Eight years ago, Meta Chavannes, a conservator at the Stedelijk Museum in Amsterdam, was examining the 1913 Chagall painting The Pregnant Woman/Maternity in response to a loan request and was dismayed to find some cracks in its deep red background. It proved a challenge to treat, and she searched in vain for some technical literature to enlighten her on what pigment the artist might have used for that area.
“Chagall didn’t really want to talk about his working methods,” says Chavannes. “He said, ‘Look at the paintings, look at the chemistry going on, rather than trying to work out exactly how I did this.’” Nor did the artist want to be filmed when he was painting, she adds.
Confronting a dearth of knowledge, the conservator and her colleagues would eventually decide to take a deep dive, studying and testing nine Chagall paintings in the Stedelijk’s collection to see what they could glean about his practice. Now the museum has announced the results of that five-year effort, which could prove valuable to conservators and art historians around the globe.
“We were trying to collect really basic information about which materials, which pigments he used, which canvases he used, whether he varnished, how he set up a painting and what he was trying to achieve,” Chavannes says.
The nine paintings span 35 years of Chagall’s career. Some of the conservators’ physical findings line up with existing anecdotes about the artist’s life, like the lack of funds during the Paris years that prompted him to paint The Fiddler (1912) on a tablecloth. Conservators have determined that the chequered tablecloth is typical of those woven in his native Vitebsk in what today is Belarus and theorise that his wife, Bella, who was staying in Vitebsk in 1912, gave it to him.
“You can see the blue grid pattern below the paint, and we even found the remnants of some tassels around the edges,” Chavannes says. An inspection of the tablecloth under raking light found that Chagall used the chequered pattern as a grid for filling in the blocky houses in the composition.

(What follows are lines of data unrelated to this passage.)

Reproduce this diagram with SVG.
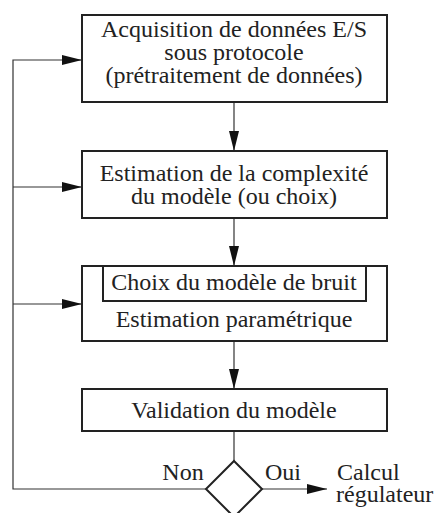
<svg xmlns="http://www.w3.org/2000/svg" width="437" height="513" viewBox="0 0 437 513">
<defs>
<marker id="ah" viewBox="0 0 20 10" refX="20" refY="5" markerWidth="20" markerHeight="10" markerUnits="userSpaceOnUse" orient="auto">
<path d="M0,0 L20,5 L0,10 z" fill="#111"/>
</marker>
<style>
.box{fill:#fff;stroke:#222;stroke-width:2}
.ln{fill:none;stroke:#333;stroke-width:1.2}
</style>
</defs>
<rect width="437" height="513" fill="#fff"/>
<g id="connectors">
<path class="ln" d="M234,102 V151" marker-end="url(#ah)"/>
<path class="ln" d="M234,218 V266" marker-end="url(#ah)"/>
<path class="ln" d="M234,341 V389" marker-end="url(#ah)"/>
<path class="ln" d="M234,431 V461"/>
<path class="ln" d="M206,489 H13 V60 H82" marker-end="url(#ah)"/>
<path class="ln" d="M13,187 H82" marker-end="url(#ah)"/>
<path class="ln" d="M13,304 H82" marker-end="url(#ah)"/>
<path class="ln" d="M262,489 H327" marker-end="url(#ah)"/>
</g>
<g font-family="Liberation Serif, Times New Roman, serif" font-size="24" fill="#222" text-anchor="middle">
<g id="n1">
<rect class="box" x="82" y="15" width="305" height="87"/>
<text x="234" y="37">Acquisition de données E/S</text>
<text x="234" y="60">sous protocole</text>
<text x="234" y="83">(prétraitement de données)</text>
</g>
<g id="n2">
<rect class="box" x="82" y="151" width="305" height="67"/>
<text x="234" y="181">Estimation de la complexité</text>
<text x="234" y="204">du modèle (ou choix)</text>
</g>
<g id="n3">
<rect class="box" x="82" y="266" width="305" height="75"/>
<path class="box" d="M103,266 V301 H366 V266" style="fill:none"/>
<text x="234" y="290">Choix du modèle de bruit</text>
<text x="234" y="327">Estimation paramétrique</text>
</g>
<g id="n4">
<rect class="box" x="82" y="389" width="305" height="42"/>
<text x="234" y="418">Validation du modèle</text>
</g>
<g id="decision">
<path class="box" d="M234,461 L262,489 L234,517 L206,489 z"/>
<text x="183" y="480">Non</text>
<text x="265" y="480" text-anchor="start">Oui</text>
</g>
<g id="out" text-anchor="start">
<text x="337" y="480">Calcul</text>
<text x="336" y="502">régulateur</text>
</g>
</g>
</svg>
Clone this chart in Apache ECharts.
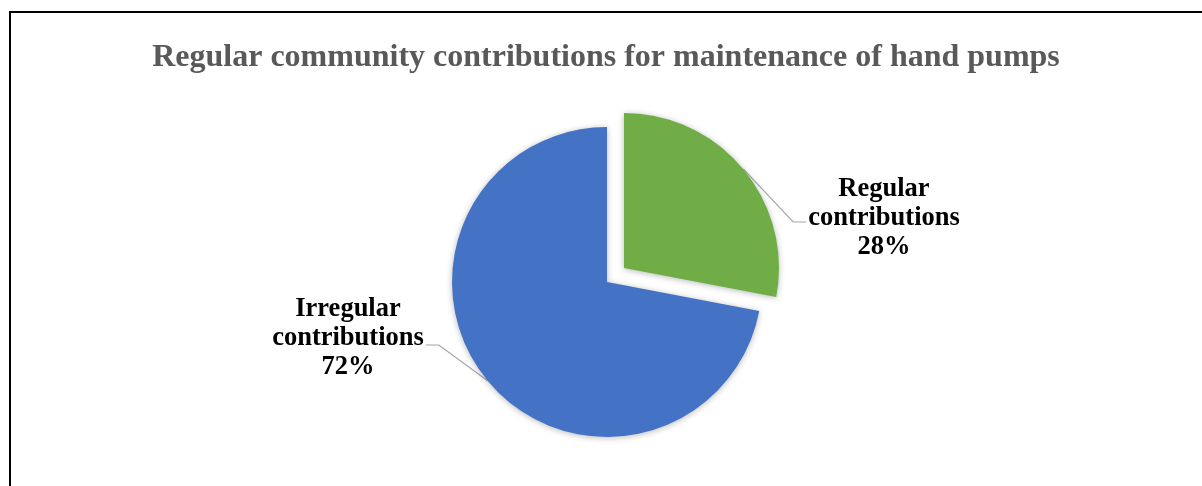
<!DOCTYPE html>
<html>
<head>
<meta charset="utf-8">
<script src="https://cdn.jsdelivr.net/npm/echarts@6/dist/echarts.min.js"></script>
<style>
  html, body { margin: 0; padding: 0; background: #ffffff; }
  #chart { width: 1202px; height: 486px; }
</style>
</head>
<body>
<div id="chart"></div>
<script>
// Share of communities by contribution pattern (%)
const categories = ['Regular\ncontributions', 'Irregular\ncontributions'];
const shares = [28, 72];
const sliceColors = ['#70AD47', '#4472C4'];
const titleText = 'Regular community contributions for maintenance of hand pumps';

// The "Regular" slice is pulled out of the pie
const explodedIndex = 0;

// Centre of each label block and the height of its leader line's horizontal run
const labelSpots = [
  { x: 884, y: 218, lineY: 222, side: 'right' },
  { x: 348, y: 338, lineY: 345, side: 'left' }
];

const pieCenter = [607, 282];
const pieRadius = 155;
const explodeShift = [17, -14];

const serifFont = '"Liberation Serif", "Times New Roman", serif';

function sliceData(visibleWhen) {
  return categories.map((name, i) => {
    const visible = visibleWhen(i);
    return {
      name: name,
      value: shares[i],
      itemStyle: visible
        ? { color: sliceColors[i] }
        : { color: 'rgba(0,0,0,0)', shadowBlur: 0, shadowColor: 'rgba(0,0,0,0)' },
      label: { show: visible },
      labelLine: { show: visible }
    };
  });
}

function makePie(center, data) {
  return {
    type: 'pie',
    center: center,
    radius: pieRadius,
    startAngle: 90,
    clockwise: true,
    silent: true,
    label: {
      position: 'outside',
      formatter: '{b}\n{d}%',
      fontFamily: serifFont,
      fontWeight: 'bold',
      fontSize: 26.5,
      lineHeight: 29,
      color: '#000000'
    },
    labelLine: {
      lineStyle: { color: '#A6A6A6', width: 1.2 }
    },
    labelLayout: function (params) {
      const spot = labelSpots[params.dataIndex];
      const w = params.labelRect.width;
      const start = params.labelLinePoints ? params.labelLinePoints[0] : null;
      let end, elbow;
      if (spot.side === 'right') {
        end = [spot.x - w / 2 - 2, spot.lineY];
        elbow = [end[0] - 13, spot.lineY];
      } else {
        end = [spot.x + w / 2 + 2, spot.lineY];
        elbow = [end[0] + 13, spot.lineY];
      }
      const out = { x: spot.x, y: spot.y, align: 'center', verticalAlign: 'middle' };
      if (start) out.labelLinePoints = [start, elbow, end];
      return out;
    },
    itemStyle: {
      shadowBlur: 6,
      shadowColor: 'rgba(0,0,0,0.28)',
      shadowOffsetX: 0,
      shadowOffsetY: 1
    },
    emphasis: { disabled: true },
    data: data
  };
}

const chart = echarts.init(document.getElementById('chart'), null, { renderer: 'canvas' });

chart.setOption({
  backgroundColor: '#ffffff',
  animation: false,
  title: {
    text: titleText,
    left: 601,
    textAlign: 'center',
    top: 37,
    textStyle: {
      fontFamily: serifFont,
      fontWeight: 'bold',
      fontSize: 32,
      color: '#595959'
    }
  },
  graphic: [
    { type: 'line', shape: { x1: 10, y1: 11, x2: 10, y2: 486 }, style: { stroke: '#000', lineWidth: 2 } },
    { type: 'line', shape: { x1: 9, y1: 12, x2: 1202, y2: 12 }, style: { stroke: '#000', lineWidth: 2 } }
  ],
  series: [
    // slices that stay in place
    makePie(pieCenter, sliceData(i => i !== explodedIndex)),
    // the pulled-out slice
    makePie([pieCenter[0] + explodeShift[0], pieCenter[1] + explodeShift[1]],
            sliceData(i => i === explodedIndex))
  ]
});
</script>
</body>
</html>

Conservators also gained some insight into the artist’s habit of abandoning canvases and returning to them by examining The Synagogue at Safad, Israel (1931) with infrared reflectography. The test revealed an underdrawing totally unrelated to the painting’s subject. When conservators turned the painting a quarter-clockwise, they realized that the underdrawing resembled the composition in a 1924 painting depicting Chagall’s daughter, Ida at The Window. Whereas conservators had earlier assumed that he painted the synagogue on a trip to Israel, the underdrawing suggests that he probably started it when he returned to Paris, picking up a canvas he had abandoned seven years earlier.
Similarly, after studying the thick paint layers in The Virgin With the Sleigh, completed in 1947, the Stedelijk team conjectured that Chagall must have started it in France prior to moving to the United States and then transported it in a crate during his 1941 ocean crossing. (The artist would remain in the US until 1947, when he returned to France.)

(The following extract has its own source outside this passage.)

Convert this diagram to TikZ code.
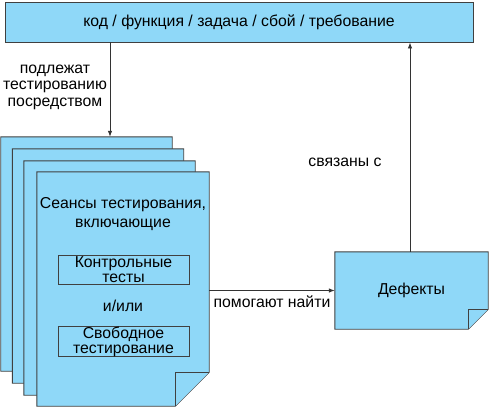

Throughout the nine paintings, Chagall seems to have relied on the same eight pigments, which the conservation team will document in a forthcoming article about their project in the German scholarly journal Zeitschrift für Kunsttechnologie und Konservierung.
Conservators have also gained a sense of Chagall’s compositional method in the nine works, Chavannes says. Once the artist completed an underdrawing, he tended to faithfully fill in the central figure as if he were working on a colouring book. But in the background he made many more changes, removing, for example, an underdrawn figure with polka dot trousers reaching up into a tree in The Fiddler.
He often made changes in the background that resulted in “a more streamlined and less cluttered look”, jettisoning elements that “he thought maybe were too much for some reason”, the conservator says.
Some questions remain unresolved, like the cause of degradation of a layer of green paint on the leaves in Love Idyll (1925), and the reason for paint losses in The Pregnant Woman/Maternity and in Self-Portrait With Seven Fingers (1913). “It’s tempting to say they got damaged while they were stowed in a loft or under a bed in his very cramped studio in Paris, but we don’t know,” Chavannes explains.
The conservators hope that colleagues at other museums will put the Chagall research to use after their results are published. In the meantime, a video about the project is here, and museumgoers will have a chance to view eight of the nine paintings in the exhibition Chagall, Picasso, Mondrian and Others: Migrant Artists in Paris, opening at the Stedelijk on 21 September. Drawing on the museum’s collection, the show will feature works by more than 50 artists, photographers and graphic designers, including 38 pieces by Chagall.
“We started from scratch in uncharted territory,” Chavannes says. Now, pieces of the Chagall puzzle have finally come together.